Die politische Klasse Belgiens veurteilte den Anschlag. „Die belgische Regierung ist tief schockiert über dieses Drama. Wir verurteilen diese Gewalttat“, sagte Premierinister Elio Di Rupo. „Belgien ist ein friedvolles Land“, meint die Sozialistiin Simone Susskind. Sie ist Mitglied der Jüdischen Gemeinde. „Solch eine Gewalt sind wir nicht gewohnt.“

Auch das vierte Opfer der Bluttat im Jüdischen Museum von Brüssel ist tot. Der junge Belgier starb am Sonntag in einem Brüsseler Krankenhaus, wie der Präsident der Belgischen Liga gegen Antisemitismus, Joël Rubinfeld, in Brüssel sagte. Der Mann war bei dem Angriff eines bislang unbekannten Täters auf das Jüdische Museum am Samstagnachmittag angeschossen und lebensgefährlich verletzt worden. (afp)

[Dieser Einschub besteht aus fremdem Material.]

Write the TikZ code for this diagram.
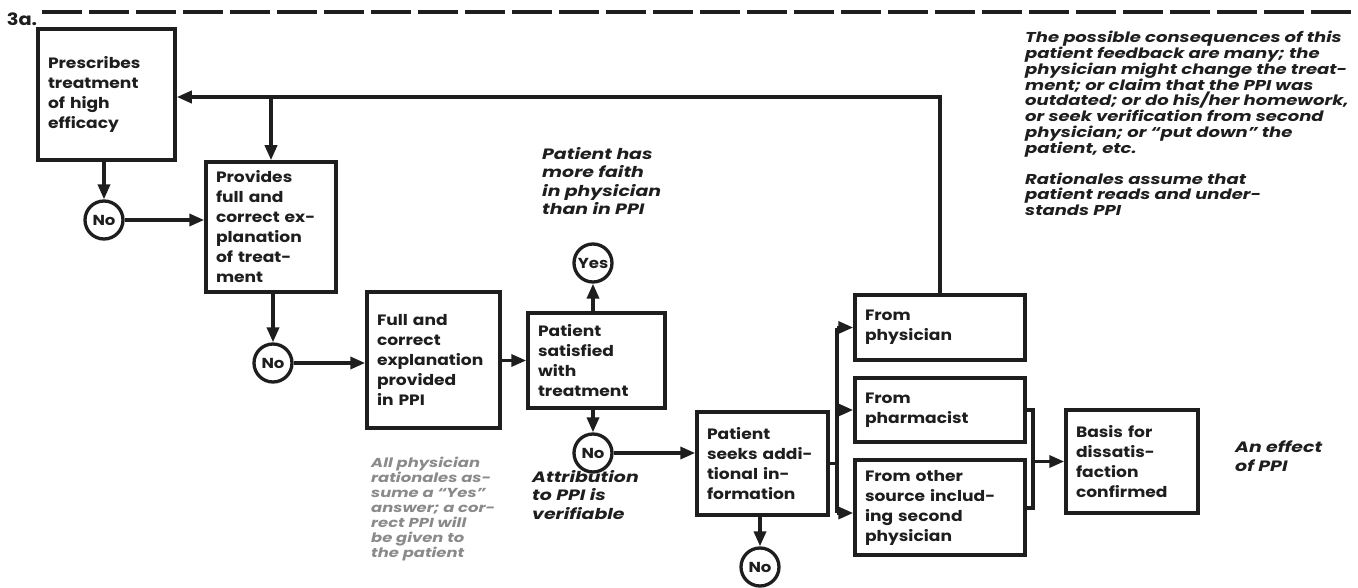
\documentclass[tikz,border=0pt]{standalone}
\usepackage{fontspec}
\newfontfamily\popbox{Poppins}[FakeStretch=1.14, Ligatures=TeX]
\newfontfamily\popnote{Poppins}[FakeStretch=1.26, Ligatures=TeX]
\usetikzlibrary{arrows.meta}
\definecolor{ink}{HTML}{1E1E1E}
\definecolor{notegray}{HTML}{8A8A8A}
\newcommand\bxfont{\popbox\bfseries\fontsize{15}{20}\selectfont\hyphenpenalty=10000 }
\newcommand\ntfont{\popnote\bfseries\itshape\fontsize{15}{18.5}\selectfont}
\newcommand\ntsmall{\popnote\bfseries\itshape\fontsize{14.3}{15.8}\selectfont}
\newcommand\ntgray{\popnote\bfseries\itshape\fontsize{13}{15}\selectfont}
\newcommand\crfont{\popbox\bfseries\fontsize{14.5}{14.5}\selectfont}
\tikzset{
  box/.style={draw=ink, text=ink, line width=3.5pt, inner xsep=10pt, inner ysep=0pt,
    align=left, font=\bxfont},
  circ/.style={circle, draw=ink, text=ink, line width=3.3pt, minimum size=38pt,
    inner sep=0pt, font=\crfont},
  note/.style={anchor=north west, inner sep=0pt, align=left, text=ink, font=\ntfont},
  conn/.style={draw=ink, line width=3.5pt},
  arr/.style={conn, -{Triangle[length=15pt,width=12pt]}}
}
\begin{document}
\begin{tikzpicture}[x=1pt,y=-1pt]
\useasboundingbox (0,0) rectangle (1358,588);

% heading rule and label
\draw[ink, line width=4pt, dash pattern=on 40pt off 7pt] (42,12) -- (1358,12);
\node[anchor=center, text=ink, font=\popbox\bfseries\fontsize{17}{17}\selectfont] (lbl) at (22,19) {3a.};

% process boxes
\node[box, text width=117pt, minimum height=131pt] (b1) at (106.5,94.5) {Prescribes\\treatment\\of high\\efficacy};
\node[box, text width=110pt, minimum height=130pt] (b2) at (271,227) {Provides\\full and\\correct ex-\\planation\\of treat-\\ment};
\node[box, text width=113pt, minimum height=136pt] (b3) at (433.5,360) {Full and\\correct\\explanation\\provided\\in PPI};
\node[box, text width=117pt, minimum height=95pt] (b4) at (596.5,360.5) {Patient\\satisfied\\with\\treatment};
\node[box, text width=111pt, minimum height=103pt] (b5) at (762.5,463.5) {Patient\\seeks addi-\\tional in-\\formation};
\node[box, text width=150pt, minimum height=65pt] (bp) at (940,327.5) {From\\physician};
\node[box, text width=150pt, minimum height=64pt] (bm) at (940,410) {From\\pharmacist};
\node[box, text width=150pt, minimum height=95pt] (bo) at (940,507.5) {From other\\source includ-\\ing second\\physician};
\node[box, text width=112pt, minimum height=103pt] (bb) at (1132,461.5) {Basis for\\dissatis-\\faction\\confirmed};

% decision circles
\node[circ] (no1) at (104,220) {No};
\node[circ] (no2) at (273,363) {No};
\node[circ] (yes) at (593,263) {Yes};
\node[circ] (no3) at (593,453) {No};
\node[circ] (no4) at (760,567) {No};

% notes
\node[note, font=\ntsmall] (n1) at (1025,31) {The possible consequences of this\\patient feedback are many; the\\physician might change the treat-\\ment; or claim that the PPI was\\outdated; or do his/her homework,\\or seek verification from second\\physician; or ``put down'' the\\patient, etc.\\[15pt]Rationales assume that\\patient reads and under-\\stands PPI};
\node[note] (n2) at (542,147) {Patient has\\more faith\\in physician\\than in PPI};
\node[note, text=notegray, font=\ntgray] (n3) at (371,457) {All physician\\rationales as-\\sume a ``Yes''\\answer; a cor-\\rect PPI will\\be given to\\the patient};
\node[note] (n4) at (532,470) {Attribution\\to PPI is\\verifiable};
\node[note] (n5) at (1235,441) {An effect\\of PPI};

% helper coordinates
\coordinate (fb) at (0,97);
\coordinate (sx) at (837,0);
\coordinate (ob) at (0,513);
\coordinate (bx) at (1033,0);
\coordinate (bo2) at (1033,508);

% main flow
\draw[arr] (no1 |- b1.south) -- (no1);
\draw[arr] (no1) -- (no1 -| b2.west);
\draw[arr] (no2 |- b2.south) -- (no2);
\draw[arr] (no2) -- (no2 -| b3.west);
\draw[arr] (b3.east |- b4.west) -- (b4.west);
\draw[arr] (yes |- b4.north) -- (yes);
\draw[arr] (no3 |- b4.south) -- (no3);
\draw[arr] (no3) -- (no3 -| b5.west);
\draw[arr] (no4 |- b5.south) -- (no4);

% fan-out to information sources
\draw[conn] (b5.east) -- (b5.east -| sx);
\draw[conn] (sx |- bp.west) -- (sx |- ob);
\draw[arr] (sx |- bp.west) -- (bp.west);
\draw[arr] (sx |- bm.west) -- (bm.west);
\draw[arr] (sx |- ob) -- (bo.west |- ob);

% merge into the outcome
\draw[conn] (bm.east) -| (bo2) -- (bo2 -| bo.east);
\draw[arr] (bx |- bb.west) -- (bb.west);

% feedback loop to the physician
\draw[arr] (bp.north) |- (fb -| b1.east);
\draw[arr] (b2.north |- fb) -- (b2.north);
\end{tikzpicture}
\end{document}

Offenbar hatte es keine Vorwarnung gegeben. Weder das Museum noch Anti-Terror-Experten der Regierung waren auf einen Anschlag auf jüdische Einrichtungen vorbereitet. Allerdings ist die jüdische Gemeinde nicht überrascht. „Was passiert ist, war vorhersehbar“, sagt Joël Rubinfeld, Vorsitzender der belgischen Liga gegen Antisemitismus. In letzter Zeit habe sich antisemitische Hetze ausgebreitet.

Demgegenüber warnte der Rechtsextremismus-Experte Jean-Yves Camus vor voreiligen Schlüssen: Die Attentate von Toulouse, bei denen 2012 sieben Menschen – darunter drei jüdische Kinder – ermordet wurden, mahnten zu Vorsicht. Der Täter war Soldat und offenbar geistig verwirrt. Sein Motiv ist bis heute unklar.